GOAL OF THE EXERCISE:
From the listing below, pull out all lines with "produces" in them.

GIVEN DATA:
──────────

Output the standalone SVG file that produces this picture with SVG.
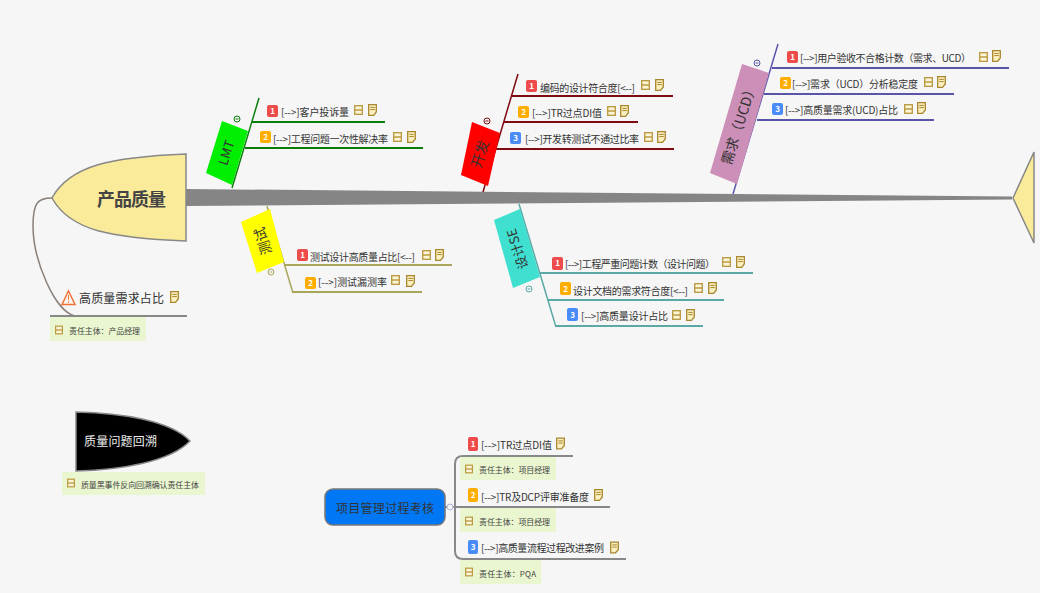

──────────

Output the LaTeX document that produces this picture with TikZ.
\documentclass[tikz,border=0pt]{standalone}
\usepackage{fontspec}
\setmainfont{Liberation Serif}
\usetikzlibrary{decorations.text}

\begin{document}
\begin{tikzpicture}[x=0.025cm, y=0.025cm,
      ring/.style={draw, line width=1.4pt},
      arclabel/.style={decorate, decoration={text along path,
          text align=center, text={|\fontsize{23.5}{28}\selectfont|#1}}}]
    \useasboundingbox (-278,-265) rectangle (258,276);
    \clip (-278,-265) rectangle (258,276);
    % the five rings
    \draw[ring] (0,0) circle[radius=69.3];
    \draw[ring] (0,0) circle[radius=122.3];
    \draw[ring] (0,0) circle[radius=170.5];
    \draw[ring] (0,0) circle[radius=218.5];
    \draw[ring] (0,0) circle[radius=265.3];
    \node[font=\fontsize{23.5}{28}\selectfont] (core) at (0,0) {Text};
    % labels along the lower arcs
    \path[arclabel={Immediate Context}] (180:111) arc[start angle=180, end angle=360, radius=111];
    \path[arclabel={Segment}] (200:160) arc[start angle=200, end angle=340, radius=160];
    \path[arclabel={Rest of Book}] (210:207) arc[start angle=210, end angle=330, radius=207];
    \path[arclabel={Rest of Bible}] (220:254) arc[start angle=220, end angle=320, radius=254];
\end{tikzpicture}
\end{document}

──────────

SOLUTION:
Output the standalone SVG file that produces this picture with SVG.
Output the LaTeX document that produces this picture with TikZ.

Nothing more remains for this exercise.